◆ Excerpted data

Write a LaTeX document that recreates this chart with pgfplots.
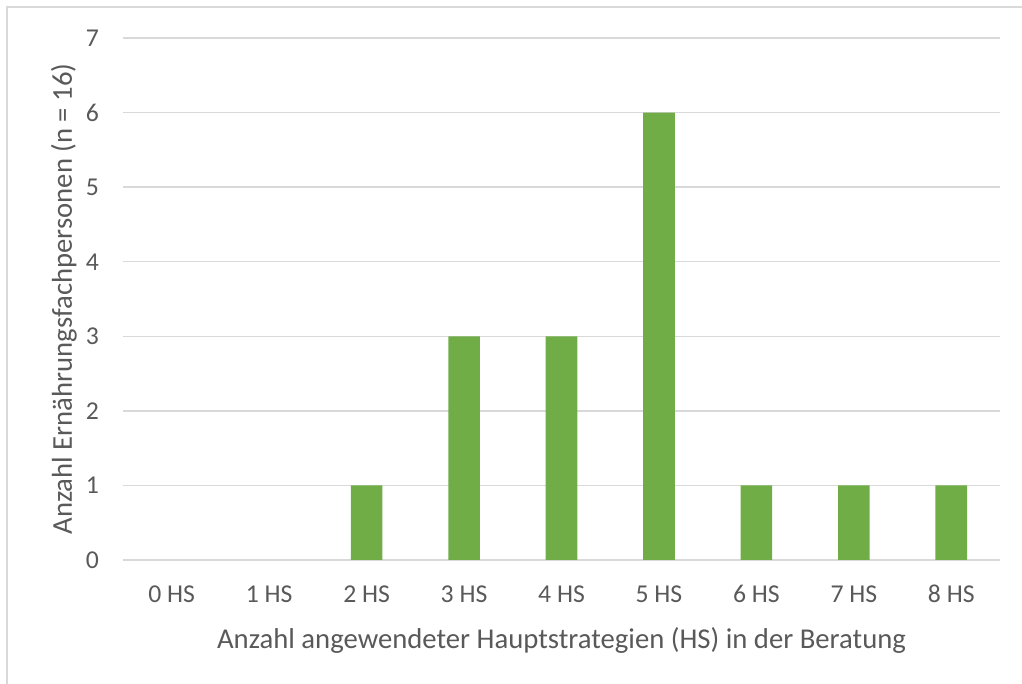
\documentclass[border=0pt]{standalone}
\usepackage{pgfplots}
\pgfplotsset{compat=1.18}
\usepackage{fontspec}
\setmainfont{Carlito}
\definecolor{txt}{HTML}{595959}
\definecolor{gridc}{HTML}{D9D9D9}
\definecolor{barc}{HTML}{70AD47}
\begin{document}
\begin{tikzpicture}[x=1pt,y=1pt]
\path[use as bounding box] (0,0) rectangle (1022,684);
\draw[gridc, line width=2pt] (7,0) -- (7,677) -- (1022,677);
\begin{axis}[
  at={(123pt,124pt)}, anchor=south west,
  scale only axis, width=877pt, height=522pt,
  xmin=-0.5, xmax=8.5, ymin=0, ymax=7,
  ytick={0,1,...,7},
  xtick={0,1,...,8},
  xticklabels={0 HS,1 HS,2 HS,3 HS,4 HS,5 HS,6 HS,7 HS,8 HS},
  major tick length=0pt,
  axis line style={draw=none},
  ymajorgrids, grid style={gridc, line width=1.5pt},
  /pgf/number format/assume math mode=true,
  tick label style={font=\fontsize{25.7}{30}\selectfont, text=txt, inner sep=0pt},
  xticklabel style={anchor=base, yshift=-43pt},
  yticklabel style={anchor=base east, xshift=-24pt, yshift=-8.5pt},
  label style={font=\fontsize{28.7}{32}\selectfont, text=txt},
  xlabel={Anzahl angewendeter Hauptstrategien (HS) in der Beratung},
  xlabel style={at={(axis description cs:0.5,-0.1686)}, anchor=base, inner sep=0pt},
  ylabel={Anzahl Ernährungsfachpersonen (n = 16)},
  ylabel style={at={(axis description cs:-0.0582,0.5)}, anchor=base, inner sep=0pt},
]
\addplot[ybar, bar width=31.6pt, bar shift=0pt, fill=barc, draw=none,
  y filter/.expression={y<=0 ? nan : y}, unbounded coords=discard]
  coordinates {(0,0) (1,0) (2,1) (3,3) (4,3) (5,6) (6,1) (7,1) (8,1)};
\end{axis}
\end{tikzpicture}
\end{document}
--
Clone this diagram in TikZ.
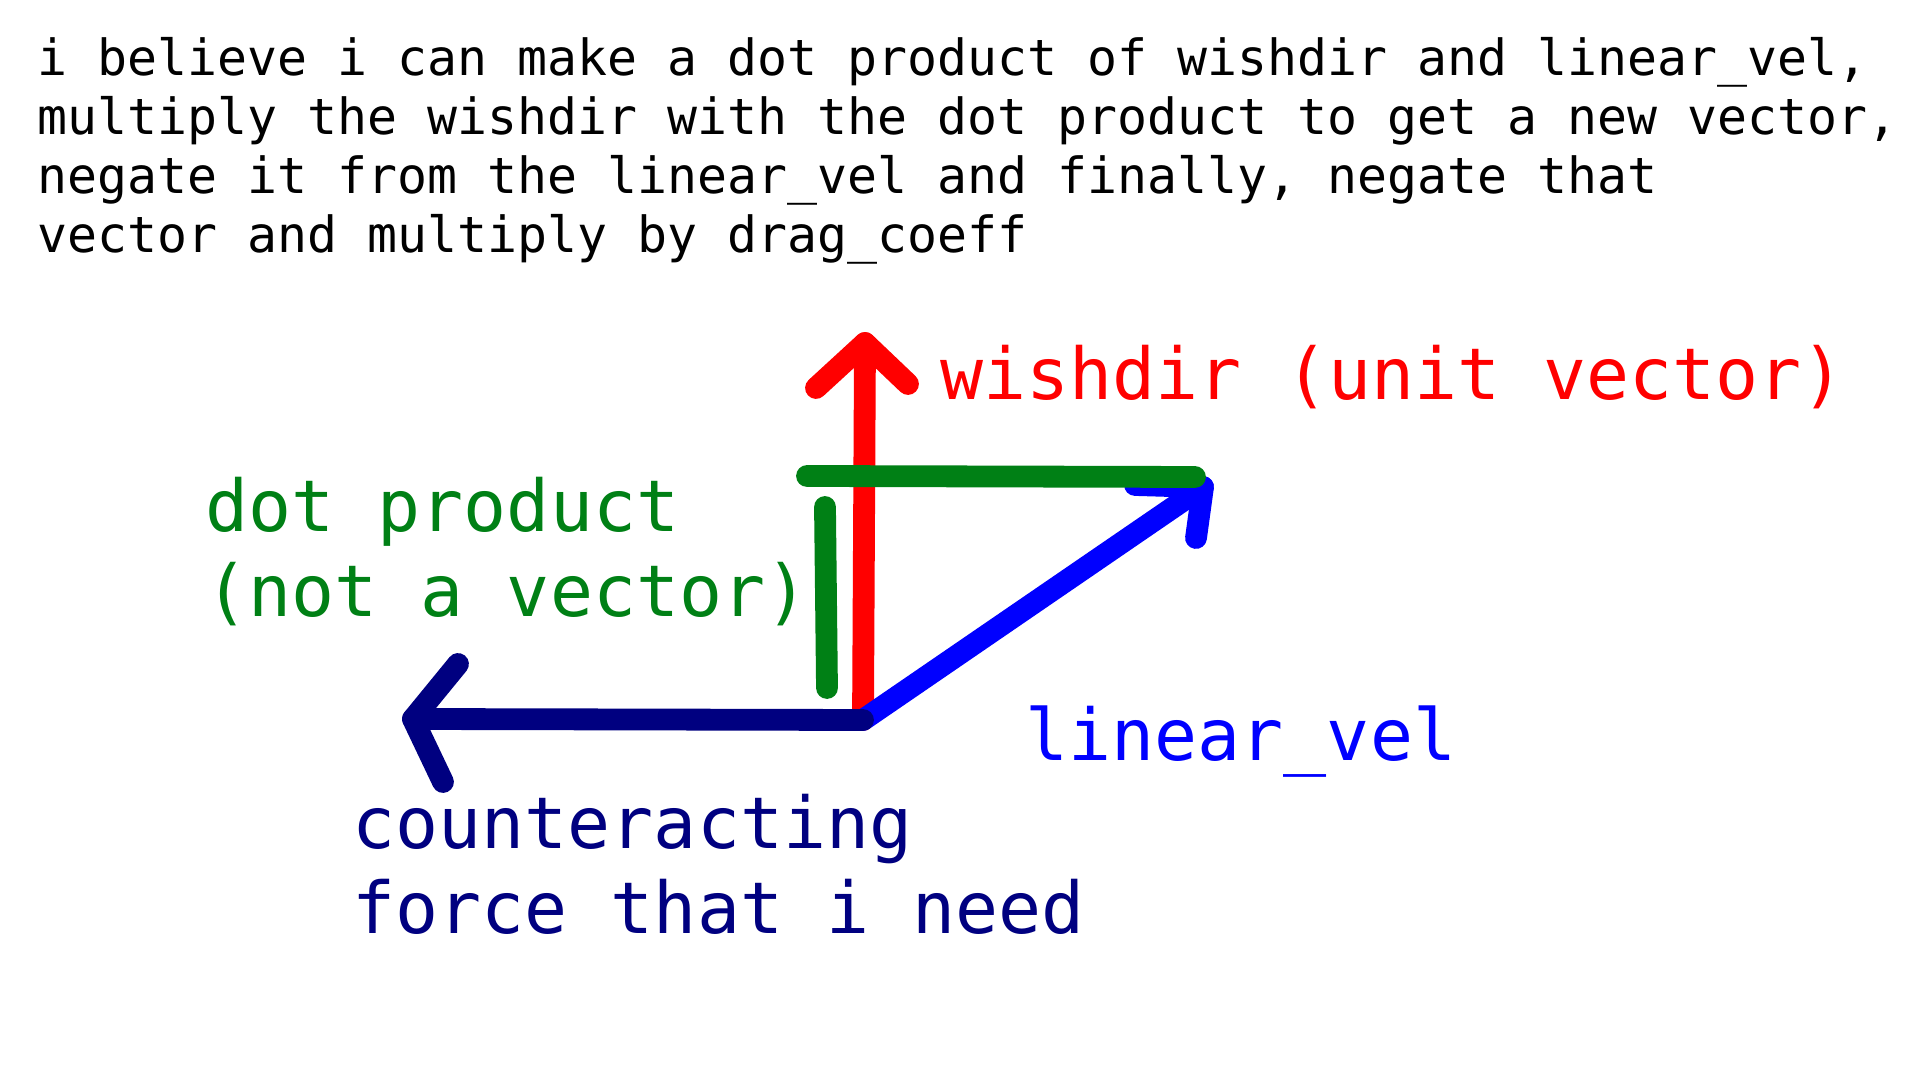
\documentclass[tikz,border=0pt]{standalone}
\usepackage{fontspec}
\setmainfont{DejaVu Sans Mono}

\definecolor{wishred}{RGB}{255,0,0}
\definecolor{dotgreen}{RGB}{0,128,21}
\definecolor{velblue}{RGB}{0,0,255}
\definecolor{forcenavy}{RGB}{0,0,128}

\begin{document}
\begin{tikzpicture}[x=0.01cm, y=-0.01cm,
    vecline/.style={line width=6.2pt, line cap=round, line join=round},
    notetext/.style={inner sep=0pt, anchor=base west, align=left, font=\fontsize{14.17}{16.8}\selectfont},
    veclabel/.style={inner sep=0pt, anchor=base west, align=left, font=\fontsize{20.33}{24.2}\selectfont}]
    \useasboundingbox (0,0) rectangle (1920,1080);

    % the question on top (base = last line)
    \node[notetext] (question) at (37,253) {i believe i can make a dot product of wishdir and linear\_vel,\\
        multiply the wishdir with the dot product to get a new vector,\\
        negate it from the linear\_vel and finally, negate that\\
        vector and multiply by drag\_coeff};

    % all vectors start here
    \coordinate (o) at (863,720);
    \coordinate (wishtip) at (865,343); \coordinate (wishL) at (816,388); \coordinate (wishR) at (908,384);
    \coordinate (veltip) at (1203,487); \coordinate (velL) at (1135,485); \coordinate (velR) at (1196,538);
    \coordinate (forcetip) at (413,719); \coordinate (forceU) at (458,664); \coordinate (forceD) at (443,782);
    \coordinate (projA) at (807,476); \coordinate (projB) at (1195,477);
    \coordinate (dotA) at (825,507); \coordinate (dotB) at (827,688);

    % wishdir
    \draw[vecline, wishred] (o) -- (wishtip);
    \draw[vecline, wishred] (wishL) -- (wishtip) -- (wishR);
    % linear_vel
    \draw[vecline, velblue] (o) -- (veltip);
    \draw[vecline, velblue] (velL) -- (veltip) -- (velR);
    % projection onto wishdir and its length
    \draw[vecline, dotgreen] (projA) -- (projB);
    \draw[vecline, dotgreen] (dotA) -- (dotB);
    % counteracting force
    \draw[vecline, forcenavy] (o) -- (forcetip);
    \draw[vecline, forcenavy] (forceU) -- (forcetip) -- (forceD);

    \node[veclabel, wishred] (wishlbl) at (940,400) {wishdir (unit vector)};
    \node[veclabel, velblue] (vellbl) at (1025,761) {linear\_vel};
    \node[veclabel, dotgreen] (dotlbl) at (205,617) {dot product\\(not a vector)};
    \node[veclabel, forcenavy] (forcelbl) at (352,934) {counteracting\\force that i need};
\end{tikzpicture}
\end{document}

◆ Written instruction
Scan the listing above for the word "that" and show each line where it is found.

◆ Written response
Write a LaTeX document that recreates this chart with pgfplots.
        negate it from the linear\_vel and finally, negate that\\
    \node[veclabel, forcenavy] (forcelbl) at (352,934) {counteracting\\force that i need};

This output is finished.